2nd Ending of FMA : Brotherhood. Very nice song to listen to, makes you think of yourself in a land full flowers and you're just laying there and looking at the beautiful sky. 8D. If you're down, listen to this song, dont read the translations of the lyrics first, LOL. The song gives out a blast of... i dunno what do you call it, LOL, but it's like no matter what happens, there'll always be someone supporting you. 8D. And when you get that feeling go read the translations, it's similar to what i typed, but, think of that other person in the lyrics as your friend or whoever you think may support you. 8D
I recommend you to listen to 'I'll be' by YUI.

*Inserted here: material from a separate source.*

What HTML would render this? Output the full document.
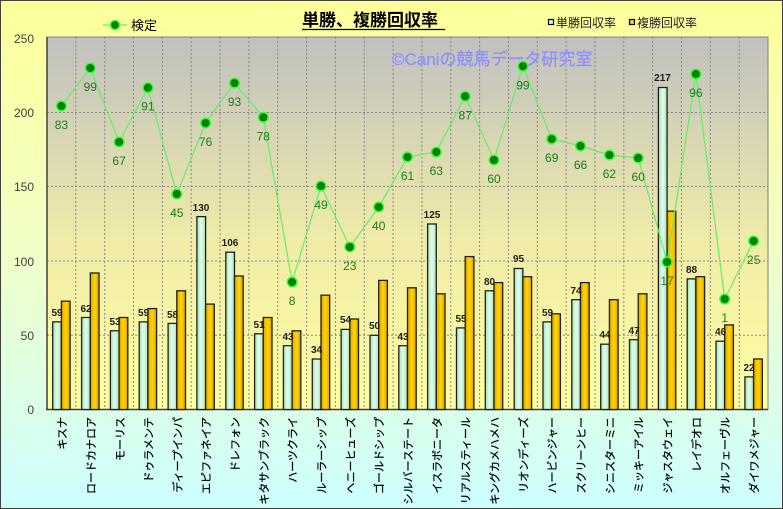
<!DOCTYPE html>
<html><head><meta charset="utf-8"><style>
body{margin:0;padding:0;}
svg{display:block;font-family:"Liberation Sans","Noto Sans CJK JP",sans-serif;}
</style></head><body>
<svg width="783" height="509" viewBox="0 0 783 509" xmlns="http://www.w3.org/2000/svg">
<defs>
<linearGradient id="bg" x1="0" y1="0" x2="0" y2="1">
<stop offset="0" stop-color="#ffff99"/><stop offset="0.5" stop-color="#f0ffc8"/><stop offset="1" stop-color="#ccffff"/></linearGradient>
<linearGradient id="pa" x1="0" y1="0" x2="0" y2="1">
<stop offset="0" stop-color="#c0c0c0"/><stop offset="0.55" stop-color="#f0eca8"/><stop offset="1" stop-color="#ffffa0"/></linearGradient>
<linearGradient id="gb" x1="0" y1="0" x2="1" y2="0">
<stop offset="0" stop-color="#a8e0b0"/><stop offset="0.5" stop-color="#e0fff0"/><stop offset="1" stop-color="#a8e0b0"/></linearGradient>
<linearGradient id="yb" x1="0" y1="0" x2="1" y2="0">
<stop offset="0" stop-color="#e0a000"/><stop offset="0.5" stop-color="#ffd800"/><stop offset="1" stop-color="#e0a000"/></linearGradient>
</defs>
<rect x="0.5" y="0.5" width="782" height="508" fill="url(#bg)" stroke="#404040"/>
<rect x="47" y="37" width="721" height="372.5" fill="url(#pa)"/>
<g stroke="#888" stroke-width="1" stroke-dasharray="2,2">
<line x1="47" y1="112.5" x2="768" y2="112.5"/><line x1="47" y1="186.5" x2="768" y2="186.5"/><line x1="47" y1="261" x2="768" y2="261"/><line x1="47" y1="335.3" x2="768" y2="335.3"/>
<line x1="75.8" y1="37" x2="75.8" y2="409"/><line x1="104.7" y1="37" x2="104.7" y2="409"/><line x1="133.5" y1="37" x2="133.5" y2="409"/><line x1="162.4" y1="37" x2="162.4" y2="409"/><line x1="191.2" y1="37" x2="191.2" y2="409"/><line x1="220" y1="37" x2="220" y2="409"/><line x1="248.9" y1="37" x2="248.9" y2="409"/><line x1="277.7" y1="37" x2="277.7" y2="409"/><line x1="306.6" y1="37" x2="306.6" y2="409"/><line x1="335.4" y1="37" x2="335.4" y2="409"/><line x1="364.2" y1="37" x2="364.2" y2="409"/><line x1="393.1" y1="37" x2="393.1" y2="409"/><line x1="421.9" y1="37" x2="421.9" y2="409"/><line x1="450.8" y1="37" x2="450.8" y2="409"/><line x1="479.6" y1="37" x2="479.6" y2="409"/><line x1="508.4" y1="37" x2="508.4" y2="409"/><line x1="537.3" y1="37" x2="537.3" y2="409"/><line x1="566.1" y1="37" x2="566.1" y2="409"/><line x1="595" y1="37" x2="595" y2="409"/><line x1="623.8" y1="37" x2="623.8" y2="409"/><line x1="652.6" y1="37" x2="652.6" y2="409"/><line x1="681.5" y1="37" x2="681.5" y2="409"/><line x1="710.3" y1="37" x2="710.3" y2="409"/><line x1="739.2" y1="37" x2="739.2" y2="409"/>
</g>
<rect x="47" y="37" width="721" height="372.5" fill="none" stroke="#808080"/>
<line x1="47" y1="37" x2="47" y2="410" stroke="#404040" stroke-width="1.5"/>
<line x1="46" y1="409.5" x2="768" y2="409.5" stroke="#404040" stroke-width="1.5"/>
<text x="392" y="65" font-size="17" fill="#9090ff" stroke="#9090ff" stroke-width="0.3">©Caniの競馬データ研究室</text>
<g font-size="12" fill="#404040" text-anchor="end">
<text x="34" y="43">250</text><text x="34" y="117">200</text><text x="34" y="191">150</text><text x="34" y="266">100</text><text x="34" y="340">50</text><text x="34" y="414">0</text>
</g>
<g stroke="#202020" stroke-width="1.3">
<g fill="url(#gb)">
<rect x="52.7" y="321.9" width="8.7" height="87.6"/><rect x="81.6" y="317.5" width="8.7" height="92"/><rect x="110.4" y="330.8" width="8.7" height="78.7"/><rect x="139.2" y="321.9" width="8.7" height="87.6"/><rect x="168.1" y="323.4" width="8.7" height="86.1"/><rect x="196.9" y="216.6" width="8.7" height="192.9"/><rect x="225.8" y="252.2" width="8.7" height="157.3"/><rect x="254.6" y="333.8" width="8.7" height="75.7"/><rect x="283.4" y="345.7" width="8.7" height="63.8"/><rect x="312.3" y="359" width="8.7" height="50.5"/><rect x="341.1" y="329.4" width="8.7" height="80.1"/><rect x="370" y="335.3" width="8.7" height="74.2"/><rect x="398.8" y="345.7" width="8.7" height="63.8"/><rect x="427.6" y="224" width="8.7" height="185.5"/><rect x="456.5" y="327.9" width="8.7" height="81.6"/><rect x="485.3" y="290.8" width="8.7" height="118.7"/><rect x="514.2" y="268.5" width="8.7" height="141"/><rect x="543" y="321.9" width="8.7" height="87.6"/><rect x="571.8" y="299.7" width="8.7" height="109.8"/><rect x="600.7" y="344.2" width="8.7" height="65.3"/><rect x="629.5" y="339.7" width="8.7" height="69.8"/><rect x="658.4" y="87.5" width="8.7" height="322"/><rect x="687.2" y="278.9" width="8.7" height="130.6"/><rect x="716" y="341.2" width="8.7" height="68.3"/><rect x="744.9" y="376.9" width="8.7" height="32.6"/>
</g>
<g fill="url(#yb)">
<rect x="61.4" y="301.2" width="8.7" height="108.3"/><rect x="90.3" y="273" width="8.7" height="136.5"/><rect x="119.1" y="317.5" width="8.7" height="92"/><rect x="147.9" y="308.6" width="8.7" height="100.9"/><rect x="176.8" y="290.8" width="8.7" height="118.7"/><rect x="205.6" y="304.1" width="8.7" height="105.4"/><rect x="234.5" y="276" width="8.7" height="133.5"/><rect x="263.3" y="317.5" width="8.7" height="92"/><rect x="292.1" y="330.8" width="8.7" height="78.7"/><rect x="321" y="295.2" width="8.7" height="114.3"/><rect x="349.8" y="319" width="8.7" height="90.5"/><rect x="378.7" y="280.4" width="8.7" height="129.1"/><rect x="407.5" y="287.8" width="8.7" height="121.7"/><rect x="436.3" y="293.8" width="8.7" height="115.7"/><rect x="465.2" y="256.6" width="8.7" height="152.9"/><rect x="494" y="282.6" width="8.7" height="126.9"/><rect x="522.9" y="276.7" width="8.7" height="132.8"/><rect x="551.7" y="313.8" width="8.7" height="95.7"/><rect x="580.5" y="282.6" width="8.7" height="126.9"/><rect x="609.4" y="299.7" width="8.7" height="109.8"/><rect x="638.2" y="293.8" width="8.7" height="115.7"/><rect x="667.1" y="211.2" width="8.7" height="198.3"/><rect x="695.9" y="276.7" width="8.7" height="132.8"/><rect x="724.7" y="324.9" width="8.7" height="84.6"/><rect x="753.6" y="359" width="8.7" height="50.5"/>
</g></g>
<g font-size="10" font-weight="bold" fill="#202020" text-anchor="middle">
<text x="57" y="316">59</text><text x="86" y="312">62</text><text x="115" y="325">53</text><text x="143.5" y="316">59</text><text x="172.5" y="318">58</text><text x="201" y="211">130</text><text x="230" y="246">106</text><text x="259" y="328">51</text><text x="288" y="340">43</text><text x="316.5" y="353">34</text><text x="345.5" y="323">54</text><text x="374.5" y="329">50</text><text x="403" y="340">43</text><text x="432" y="218">125</text><text x="461" y="322">55</text><text x="489.5" y="285">80</text><text x="518.5" y="262">95</text><text x="547.5" y="316">59</text><text x="576" y="294">74</text><text x="605" y="338">44</text><text x="634" y="334">47</text><text x="662.5" y="81">217</text><text x="691.5" y="273">88</text><text x="720.5" y="335">46</text><text x="749" y="371">22</text>
</g>
<polyline fill="none" stroke="#66ee66" stroke-width="1.2" points="61.4,106 90.3,68 119.1,142 147.9,87.7 176.8,194 205.6,123 234.5,83 263.3,117.3 292.1,282 321,186 349.8,247 378.7,207 407.5,157 436.3,152 465.2,96.3 494,160 522.9,66.3 551.7,139 580.5,146 609.4,155 638.2,158 667.1,262 695.9,74 724.7,299 753.6,241"/>
<g fill="#008000" stroke="#33ff33" stroke-width="1.5">
<circle cx="61.4" cy="106" r="4.8"/><circle cx="90.3" cy="68" r="4.8"/><circle cx="119.1" cy="142" r="4.8"/><circle cx="147.9" cy="87.7" r="4.8"/><circle cx="176.8" cy="194" r="4.8"/><circle cx="205.6" cy="123" r="4.8"/><circle cx="234.5" cy="83" r="4.8"/><circle cx="263.3" cy="117.3" r="4.8"/><circle cx="292.1" cy="282" r="4.8"/><circle cx="321" cy="186" r="4.8"/><circle cx="349.8" cy="247" r="4.8"/><circle cx="378.7" cy="207" r="4.8"/><circle cx="407.5" cy="157" r="4.8"/><circle cx="436.3" cy="152" r="4.8"/><circle cx="465.2" cy="96.3" r="4.8"/><circle cx="494" cy="160" r="4.8"/><circle cx="522.9" cy="66.3" r="4.8"/><circle cx="551.7" cy="139" r="4.8"/><circle cx="580.5" cy="146" r="4.8"/><circle cx="609.4" cy="155" r="4.8"/><circle cx="638.2" cy="158" r="4.8"/><circle cx="667.1" cy="262" r="4.8"/><circle cx="695.9" cy="74" r="4.8"/><circle cx="724.7" cy="299" r="4.8"/><circle cx="753.6" cy="241" r="4.8"/>
</g>
<g font-size="12" fill="#1a801a" text-anchor="middle">
<text x="61.4" y="129">83</text><text x="90.3" y="91">99</text><text x="119.1" y="165">67</text><text x="147.9" y="110.7">91</text><text x="176.8" y="217">45</text><text x="205.6" y="146">76</text><text x="234.5" y="106">93</text><text x="263.3" y="140.3">78</text><text x="292.1" y="305">8</text><text x="321" y="209">49</text><text x="349.8" y="270">23</text><text x="378.7" y="230">40</text><text x="407.5" y="180">61</text><text x="436.3" y="175">63</text><text x="465.2" y="119.3">87</text><text x="494" y="183">60</text><text x="522.9" y="89.3">99</text><text x="551.7" y="162">69</text><text x="580.5" y="169">66</text><text x="609.4" y="178">62</text><text x="638.2" y="181">60</text><text x="667.1" y="285">17</text><text x="695.9" y="97">96</text><text x="724.7" y="322">1</text><text x="753.6" y="264">25</text>
</g>
<g font-size="11" fill="#000" text-anchor="end" stroke="#000" stroke-width="0.25">
<text transform="translate(66,417) rotate(-90)">キスナ</text>
<text transform="translate(95,417) rotate(-90)">ロードカナロア</text>
<text transform="translate(124,417) rotate(-90)">モーリス</text>
<text transform="translate(152.5,417) rotate(-90)">ドゥラメンテ</text>
<text transform="translate(181.5,417) rotate(-90)">ディープインパ</text>
<text transform="translate(210,417) rotate(-90)">エピファネイア</text>
<text transform="translate(239,417) rotate(-90)">ドレフォン</text>
<text transform="translate(268,417) rotate(-90)">キタサンブラック</text>
<text transform="translate(296.5,417) rotate(-90)">ハーツクライ</text>
<text transform="translate(325.5,417) rotate(-90)">ルーラーシップ</text>
<text transform="translate(354.5,417) rotate(-90)">ヘニーヒューズ</text>
<text transform="translate(383,417) rotate(-90)">ゴールドシップ</text>
<text transform="translate(412,417) rotate(-90)">シルバーステート</text>
<text transform="translate(441,417) rotate(-90)">イスラボニータ</text>
<text transform="translate(469.5,417) rotate(-90)">リアルスティール</text>
<text transform="translate(498.5,417) rotate(-90)">キングカメハメハ</text>
<text transform="translate(527.5,417) rotate(-90)">リオンディーズ</text>
<text transform="translate(556,417) rotate(-90)">ハービンジャー</text>
<text transform="translate(585,417) rotate(-90)">スクリーンヒー</text>
<text transform="translate(614,417) rotate(-90)">シニスターミニ</text>
<text transform="translate(642.5,417) rotate(-90)">ミッキーアイル</text>
<text transform="translate(671.5,417) rotate(-90)">ジャスタウェイ</text>
<text transform="translate(700.5,417) rotate(-90)">レイデオロ</text>
<text transform="translate(729,417) rotate(-90)">オルフェーヴル</text>
<text transform="translate(758,417) rotate(-90)">ダイワメジャー</text>
</g>
<text x="302" y="26" font-size="17" font-weight="bold" fill="#000">単勝、複勝回収率</text>
<line x1="302" y1="29.5" x2="445" y2="29.5" stroke="#000" stroke-width="1.3"/>
<line x1="103" y1="25" x2="127" y2="25" stroke="#66ee66" stroke-width="1.2"/>
<circle cx="115" cy="25" r="4.5" fill="#008000" stroke="#33ff33" stroke-width="1.5"/>
<text x="131" y="30" font-size="13" fill="#000">検定</text>
<rect x="548.5" y="19.5" width="5" height="5" fill="#d0f8e0" stroke="#000" stroke-width="1.2"/>
<text x="556" y="27" font-size="12" fill="#202020">単勝回収率</text>
<rect x="629.5" y="19.5" width="5" height="5" fill="#ffcc00" stroke="#000" stroke-width="1.2"/>
<text x="637" y="27" font-size="12" fill="#202020">複勝回収率</text>
</svg>
</body></html>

Has alot of meaning, like i said in my previous post, she healed my soul when i was down and sad, of course, that was after i read the translations of most of her lyrics. 8D
You dont have to always think that the other person is a lover or anything in a certain lyrics just because it contains lovey dovey stuff, it can be whoever you think will support you in your life. 8D
I've been thinking, and maybe i do want to be a singer, to give inspirational and motivational( is there even such word as motivational, LOL. ) music like YUI. 8D
And go part time drawing mangas as i like because i did say i want to be a manga artist, i'm not gonna let that go to waste. 8D. Even if i dont get my stuff published, i can always have it posted as a webcomic. 8D
Yes, alot of '8Ds', and you'll be seeing alot more on the way, LOL, i'm just very very glad and happy( and the song i'm listening to is giving me some spirit, it's the same song btw, LOL. ) i could tell them how i felt. 8D
Though, the problem now is, how am i going to meet them in school. LOL. Well it shouldnt be a problem now. 8D. Just that i can go back to my last year self again, where i'm always left alone to draw while my friends chat beside me. 8D
But i dont think i want to go to school 'till next week, because if i were to look at them, you'll never know i'll go sad again and maybe break down. LOL. It happens, you'll never know. XD;;
From now and then, everytime when i'm down, i'll think of the people who'll support me in my life and be there for me when i needed them, and listen to songs that strives me. 8D
As most of you know me, i'm not the type to do my homework given by the teacher or study, but, even though i dont do them and maybe i'm just a sloth, i'm still good at heart, and i'm not boasting! I'm proud of it! 8D. Not doing my homework or study are just my really bad qualities that i should somehow gradually change in the future. 8D
I'm so glad and happy now, i dont know what i want to say anymore. 8D
I'll just leave it here as it is. 8D
Peace. >8Dv
'Everything's solved, a new path is opened, what lies beyond are new things that i shall soon venture, and i shall walk this new path with no regrets at heart.'
P/S: The quote above i wrote is inspired by the song i'm still listening to, Let it Out by Miho Fukuhara. :'Db *shot*
P/S/S: 3 more days 'till i perform for my family. OTL;;. You have no friggin' idea how many relatives i have. =A=
P/S/S/S: My Saber Lily ~Distant Avalon~ PVC arrived but it's still with my supplier. OTL;;. Because i still owe him/her RM300++?? OTL;;
P/S/S/S/S: I'm saving money for both Nendoroids, PVCs and the upcoming CF 09, i dont think i can save enough money by then, like how i couldn't sleep for a day last year, counting the amounts of money i'll need before CF. LOL.